What did you wake up this morning yearning for? That's right. Some theorizing. More specifically, some erroneous theorizing that can be graciously and gracefully corrected by the Catastrophizer.
Michigan Tech's Counseling Services website features a great deal of "helpful" advice intended to "support" "students" (a note to would-be writers: quotation marks are a great and easy way to cast aspersions on actual writers). It contends that catastrophizing will have a dispiriting, if not paralyzing, effect on young people and that this is a Bad Thing. This kind of anti-catastrophizing propaganda and fear-mongering is all too common, so I am obliged to word-monger.
The person caught up in catastrophizing gets "stuck" thinking that the possibility of something happening is almost the same thing as the certainty of that thing happening. If it's possible that I might mess up this test, it's certain I'm going to mess up this test.
No, Michigan Tech. It's just likely that I will fail this test because I have failed at so much in life already. If I do very well on this test, that success will ultimately prove to be inconsequential when considered in light of the other, bigger, things I have yet to fail at.
If it's possible this attractive stranger will scorn me if I try and strike up a conversation, then it's certain that he or she will.
Yet another inaccurate description of catastrophic thinking. It's not certain this stranger will scorn me. It's just all too possible, given my past romantic disappointments and the fact that I am fated to grow old and increasingly unattractive alone. If the attractive stranger does not scorn me, he/she will turn out to be stupid.
If I'm thinking I might have a heart attack this afternoon, then the fact that I'm thinking it must be a clear and accurate premonition that the heart attack is on its way-- otherwise I wouldn't be thinking about it.

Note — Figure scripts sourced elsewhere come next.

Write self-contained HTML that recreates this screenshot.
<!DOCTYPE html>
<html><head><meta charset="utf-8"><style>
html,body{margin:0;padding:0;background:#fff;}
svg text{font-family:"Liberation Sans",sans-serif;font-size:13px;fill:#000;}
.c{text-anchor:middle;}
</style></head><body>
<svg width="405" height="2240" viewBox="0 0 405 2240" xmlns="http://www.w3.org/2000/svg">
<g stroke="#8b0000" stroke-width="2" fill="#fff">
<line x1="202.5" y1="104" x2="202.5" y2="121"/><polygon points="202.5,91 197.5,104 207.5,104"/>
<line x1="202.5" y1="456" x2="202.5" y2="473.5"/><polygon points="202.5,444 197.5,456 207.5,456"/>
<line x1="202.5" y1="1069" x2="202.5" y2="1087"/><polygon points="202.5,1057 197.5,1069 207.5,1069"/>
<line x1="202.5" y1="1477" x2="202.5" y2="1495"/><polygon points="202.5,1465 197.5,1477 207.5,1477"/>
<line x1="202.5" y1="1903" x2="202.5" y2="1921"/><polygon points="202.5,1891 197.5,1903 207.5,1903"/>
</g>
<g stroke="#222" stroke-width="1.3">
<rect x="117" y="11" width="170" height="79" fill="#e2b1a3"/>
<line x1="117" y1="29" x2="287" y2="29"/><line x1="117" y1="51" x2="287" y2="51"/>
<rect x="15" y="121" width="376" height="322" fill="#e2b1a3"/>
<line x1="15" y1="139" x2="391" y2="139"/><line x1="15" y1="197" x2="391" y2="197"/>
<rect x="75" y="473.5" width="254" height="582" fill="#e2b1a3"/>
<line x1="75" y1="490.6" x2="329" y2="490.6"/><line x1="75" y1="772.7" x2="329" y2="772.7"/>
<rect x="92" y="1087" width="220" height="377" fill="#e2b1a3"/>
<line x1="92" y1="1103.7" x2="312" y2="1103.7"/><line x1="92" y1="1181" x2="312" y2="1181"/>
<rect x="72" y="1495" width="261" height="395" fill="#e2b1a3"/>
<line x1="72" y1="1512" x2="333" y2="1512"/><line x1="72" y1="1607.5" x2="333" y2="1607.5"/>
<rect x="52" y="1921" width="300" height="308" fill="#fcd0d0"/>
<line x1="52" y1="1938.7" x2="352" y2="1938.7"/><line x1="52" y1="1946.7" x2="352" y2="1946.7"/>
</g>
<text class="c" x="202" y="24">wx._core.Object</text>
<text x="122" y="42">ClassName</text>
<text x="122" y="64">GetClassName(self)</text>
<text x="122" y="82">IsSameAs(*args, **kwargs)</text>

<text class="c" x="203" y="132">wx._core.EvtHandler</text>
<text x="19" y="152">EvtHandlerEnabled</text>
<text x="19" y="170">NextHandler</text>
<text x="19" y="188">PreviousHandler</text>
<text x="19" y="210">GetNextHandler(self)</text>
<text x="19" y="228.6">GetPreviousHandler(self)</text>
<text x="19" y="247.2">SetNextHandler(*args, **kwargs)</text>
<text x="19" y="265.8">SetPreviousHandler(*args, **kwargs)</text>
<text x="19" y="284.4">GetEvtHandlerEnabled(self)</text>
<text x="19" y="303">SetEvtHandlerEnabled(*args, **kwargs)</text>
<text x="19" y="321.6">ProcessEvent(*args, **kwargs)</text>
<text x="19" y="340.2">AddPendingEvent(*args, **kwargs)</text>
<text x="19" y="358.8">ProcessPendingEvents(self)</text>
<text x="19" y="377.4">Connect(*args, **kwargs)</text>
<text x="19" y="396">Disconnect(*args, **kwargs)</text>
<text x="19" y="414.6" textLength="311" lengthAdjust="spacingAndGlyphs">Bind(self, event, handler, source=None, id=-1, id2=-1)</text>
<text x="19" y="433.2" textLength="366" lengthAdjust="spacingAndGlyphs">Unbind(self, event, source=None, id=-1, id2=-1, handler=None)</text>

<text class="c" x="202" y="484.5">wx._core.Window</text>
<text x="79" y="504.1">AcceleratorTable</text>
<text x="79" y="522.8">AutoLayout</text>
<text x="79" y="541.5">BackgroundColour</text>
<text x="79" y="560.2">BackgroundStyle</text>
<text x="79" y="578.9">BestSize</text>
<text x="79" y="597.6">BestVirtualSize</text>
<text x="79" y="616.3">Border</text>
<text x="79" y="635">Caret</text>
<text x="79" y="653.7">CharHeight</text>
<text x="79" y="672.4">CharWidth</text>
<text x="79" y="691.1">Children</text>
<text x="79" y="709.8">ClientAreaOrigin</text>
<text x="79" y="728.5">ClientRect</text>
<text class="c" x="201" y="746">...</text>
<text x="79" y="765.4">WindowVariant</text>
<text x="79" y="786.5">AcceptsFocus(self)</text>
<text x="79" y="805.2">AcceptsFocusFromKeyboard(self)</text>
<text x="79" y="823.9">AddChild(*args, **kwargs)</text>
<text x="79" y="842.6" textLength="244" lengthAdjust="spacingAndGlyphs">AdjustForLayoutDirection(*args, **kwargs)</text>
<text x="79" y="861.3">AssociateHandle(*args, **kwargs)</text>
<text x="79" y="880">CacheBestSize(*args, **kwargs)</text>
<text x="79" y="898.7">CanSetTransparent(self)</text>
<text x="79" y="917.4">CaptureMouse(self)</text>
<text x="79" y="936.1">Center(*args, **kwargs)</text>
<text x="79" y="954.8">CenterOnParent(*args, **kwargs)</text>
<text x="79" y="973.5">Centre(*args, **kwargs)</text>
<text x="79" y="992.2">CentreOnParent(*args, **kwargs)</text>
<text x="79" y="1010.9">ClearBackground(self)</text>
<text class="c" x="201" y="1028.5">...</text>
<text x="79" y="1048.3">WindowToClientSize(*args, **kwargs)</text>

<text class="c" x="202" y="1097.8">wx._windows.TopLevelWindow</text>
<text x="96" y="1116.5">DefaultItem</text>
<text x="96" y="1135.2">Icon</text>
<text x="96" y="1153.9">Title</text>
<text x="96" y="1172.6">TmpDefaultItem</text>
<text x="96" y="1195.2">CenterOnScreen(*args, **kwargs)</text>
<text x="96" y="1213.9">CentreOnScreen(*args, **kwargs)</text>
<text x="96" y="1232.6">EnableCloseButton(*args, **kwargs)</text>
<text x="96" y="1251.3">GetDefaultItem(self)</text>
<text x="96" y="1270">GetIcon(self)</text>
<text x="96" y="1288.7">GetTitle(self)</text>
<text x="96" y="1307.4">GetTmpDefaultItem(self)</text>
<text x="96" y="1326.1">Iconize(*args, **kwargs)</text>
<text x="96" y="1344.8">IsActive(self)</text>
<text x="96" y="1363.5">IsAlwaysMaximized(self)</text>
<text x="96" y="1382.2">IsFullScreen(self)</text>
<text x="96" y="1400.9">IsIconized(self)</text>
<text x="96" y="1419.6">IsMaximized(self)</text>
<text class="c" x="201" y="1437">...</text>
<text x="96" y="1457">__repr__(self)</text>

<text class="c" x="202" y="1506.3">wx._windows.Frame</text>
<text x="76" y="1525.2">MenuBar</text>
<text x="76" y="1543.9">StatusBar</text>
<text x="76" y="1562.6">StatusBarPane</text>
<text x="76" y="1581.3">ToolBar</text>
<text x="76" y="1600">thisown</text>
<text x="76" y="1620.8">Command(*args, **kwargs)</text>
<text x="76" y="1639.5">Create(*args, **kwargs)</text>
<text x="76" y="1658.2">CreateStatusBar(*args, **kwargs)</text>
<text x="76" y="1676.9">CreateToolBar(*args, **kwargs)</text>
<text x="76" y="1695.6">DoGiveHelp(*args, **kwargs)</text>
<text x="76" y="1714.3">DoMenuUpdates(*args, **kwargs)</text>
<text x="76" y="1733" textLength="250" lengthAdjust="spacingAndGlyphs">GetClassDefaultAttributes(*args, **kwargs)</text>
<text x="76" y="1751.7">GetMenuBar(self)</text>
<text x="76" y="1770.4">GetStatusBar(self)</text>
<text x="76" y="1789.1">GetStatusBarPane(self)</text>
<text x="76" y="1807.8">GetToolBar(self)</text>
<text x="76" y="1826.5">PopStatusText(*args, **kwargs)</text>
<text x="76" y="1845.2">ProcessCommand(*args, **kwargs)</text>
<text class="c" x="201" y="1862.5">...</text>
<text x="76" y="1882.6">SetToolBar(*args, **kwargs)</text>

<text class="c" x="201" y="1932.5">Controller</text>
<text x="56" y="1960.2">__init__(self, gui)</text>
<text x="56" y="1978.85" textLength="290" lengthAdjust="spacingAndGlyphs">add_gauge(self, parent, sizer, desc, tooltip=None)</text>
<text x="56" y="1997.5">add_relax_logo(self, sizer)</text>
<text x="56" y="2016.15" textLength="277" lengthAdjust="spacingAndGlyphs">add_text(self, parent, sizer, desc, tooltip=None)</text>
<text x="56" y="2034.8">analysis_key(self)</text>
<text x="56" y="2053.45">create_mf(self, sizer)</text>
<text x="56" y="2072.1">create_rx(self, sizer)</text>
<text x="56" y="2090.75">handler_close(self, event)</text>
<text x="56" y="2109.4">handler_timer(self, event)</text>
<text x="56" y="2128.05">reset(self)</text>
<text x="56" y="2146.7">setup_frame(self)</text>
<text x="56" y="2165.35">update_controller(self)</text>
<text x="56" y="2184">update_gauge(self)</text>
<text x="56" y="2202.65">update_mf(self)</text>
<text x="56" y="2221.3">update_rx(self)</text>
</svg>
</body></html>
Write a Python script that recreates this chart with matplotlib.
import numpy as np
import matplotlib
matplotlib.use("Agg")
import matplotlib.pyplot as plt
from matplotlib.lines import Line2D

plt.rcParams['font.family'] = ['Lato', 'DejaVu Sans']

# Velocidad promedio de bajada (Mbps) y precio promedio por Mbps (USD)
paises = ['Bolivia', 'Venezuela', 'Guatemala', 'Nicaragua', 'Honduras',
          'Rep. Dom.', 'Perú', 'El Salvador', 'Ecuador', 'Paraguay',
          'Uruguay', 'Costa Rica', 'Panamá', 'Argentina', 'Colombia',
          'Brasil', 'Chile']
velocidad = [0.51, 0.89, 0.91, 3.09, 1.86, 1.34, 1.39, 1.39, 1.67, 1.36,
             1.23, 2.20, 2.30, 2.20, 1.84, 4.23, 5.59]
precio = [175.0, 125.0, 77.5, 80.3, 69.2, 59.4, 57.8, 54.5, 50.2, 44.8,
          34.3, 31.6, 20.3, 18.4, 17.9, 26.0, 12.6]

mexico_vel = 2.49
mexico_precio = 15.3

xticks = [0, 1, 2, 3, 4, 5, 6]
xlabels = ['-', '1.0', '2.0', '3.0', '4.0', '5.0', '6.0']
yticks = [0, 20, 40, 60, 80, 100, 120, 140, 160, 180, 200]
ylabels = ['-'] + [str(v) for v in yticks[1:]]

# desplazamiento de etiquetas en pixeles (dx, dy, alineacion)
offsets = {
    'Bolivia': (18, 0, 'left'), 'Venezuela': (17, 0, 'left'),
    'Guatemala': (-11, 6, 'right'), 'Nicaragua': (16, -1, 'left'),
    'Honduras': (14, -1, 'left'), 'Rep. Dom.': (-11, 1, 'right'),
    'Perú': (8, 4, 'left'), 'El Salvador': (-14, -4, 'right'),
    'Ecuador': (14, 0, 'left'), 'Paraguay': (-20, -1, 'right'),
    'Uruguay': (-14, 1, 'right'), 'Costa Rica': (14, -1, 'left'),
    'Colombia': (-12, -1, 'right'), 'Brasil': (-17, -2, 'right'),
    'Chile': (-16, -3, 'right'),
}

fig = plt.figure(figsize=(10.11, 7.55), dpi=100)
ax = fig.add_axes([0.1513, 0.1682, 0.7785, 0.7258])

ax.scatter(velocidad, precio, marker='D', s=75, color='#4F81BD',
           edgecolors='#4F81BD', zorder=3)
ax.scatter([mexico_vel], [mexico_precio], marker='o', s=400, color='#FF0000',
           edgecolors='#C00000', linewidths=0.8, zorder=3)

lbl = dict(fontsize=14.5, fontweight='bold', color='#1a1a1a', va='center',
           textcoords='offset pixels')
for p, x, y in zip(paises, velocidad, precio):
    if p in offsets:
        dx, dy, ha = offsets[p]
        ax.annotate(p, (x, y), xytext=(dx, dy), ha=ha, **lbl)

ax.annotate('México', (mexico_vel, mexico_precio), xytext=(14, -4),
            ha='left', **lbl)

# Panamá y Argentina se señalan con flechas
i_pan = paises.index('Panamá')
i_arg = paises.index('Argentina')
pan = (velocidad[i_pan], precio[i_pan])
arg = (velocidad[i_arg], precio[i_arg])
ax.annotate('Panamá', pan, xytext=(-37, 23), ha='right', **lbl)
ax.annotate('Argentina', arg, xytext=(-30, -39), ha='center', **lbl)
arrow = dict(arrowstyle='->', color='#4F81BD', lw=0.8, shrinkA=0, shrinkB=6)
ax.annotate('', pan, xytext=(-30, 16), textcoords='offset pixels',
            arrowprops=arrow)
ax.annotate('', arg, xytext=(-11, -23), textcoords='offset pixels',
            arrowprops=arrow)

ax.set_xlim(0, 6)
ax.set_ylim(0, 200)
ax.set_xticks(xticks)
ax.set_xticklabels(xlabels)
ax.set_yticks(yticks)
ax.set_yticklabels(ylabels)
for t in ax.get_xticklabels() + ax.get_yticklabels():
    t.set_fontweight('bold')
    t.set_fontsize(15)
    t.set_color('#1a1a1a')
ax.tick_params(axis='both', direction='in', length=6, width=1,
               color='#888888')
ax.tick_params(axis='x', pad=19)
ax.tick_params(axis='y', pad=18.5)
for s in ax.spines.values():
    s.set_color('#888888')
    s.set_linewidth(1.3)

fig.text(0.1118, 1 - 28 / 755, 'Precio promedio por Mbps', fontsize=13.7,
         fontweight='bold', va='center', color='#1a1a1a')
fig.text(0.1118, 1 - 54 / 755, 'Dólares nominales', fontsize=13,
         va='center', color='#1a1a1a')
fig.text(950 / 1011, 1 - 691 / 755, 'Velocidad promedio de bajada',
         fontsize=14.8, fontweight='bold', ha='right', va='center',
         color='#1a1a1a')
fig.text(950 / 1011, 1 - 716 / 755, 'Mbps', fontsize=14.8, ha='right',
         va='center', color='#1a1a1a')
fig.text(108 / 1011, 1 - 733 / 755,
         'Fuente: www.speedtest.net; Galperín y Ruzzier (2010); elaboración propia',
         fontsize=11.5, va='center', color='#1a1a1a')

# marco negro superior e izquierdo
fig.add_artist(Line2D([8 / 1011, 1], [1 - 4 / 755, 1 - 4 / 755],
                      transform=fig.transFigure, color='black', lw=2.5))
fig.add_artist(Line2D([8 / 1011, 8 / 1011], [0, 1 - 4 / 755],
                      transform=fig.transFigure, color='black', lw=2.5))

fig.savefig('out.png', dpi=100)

I'm thinking about a possible heart attack because it's always possible I'll have one. If I limit myself to worrying just about a heart attack, though, I am not really a catastrophizer. A good catastrophizer knows that concentrating on the likelihood of one bad thing happening is doing life a disservice: at any given moment, hundreds of demoralizing or disastrous things could come to pass. I might not have a heart attack, but it's entirely possible I'll fail that test. And if I don't fail that test, that attractive stranger I've been looking at will surely scorn me. And if he/she doesn't scorn me, someone else will. Dread will always turn out to have been justified.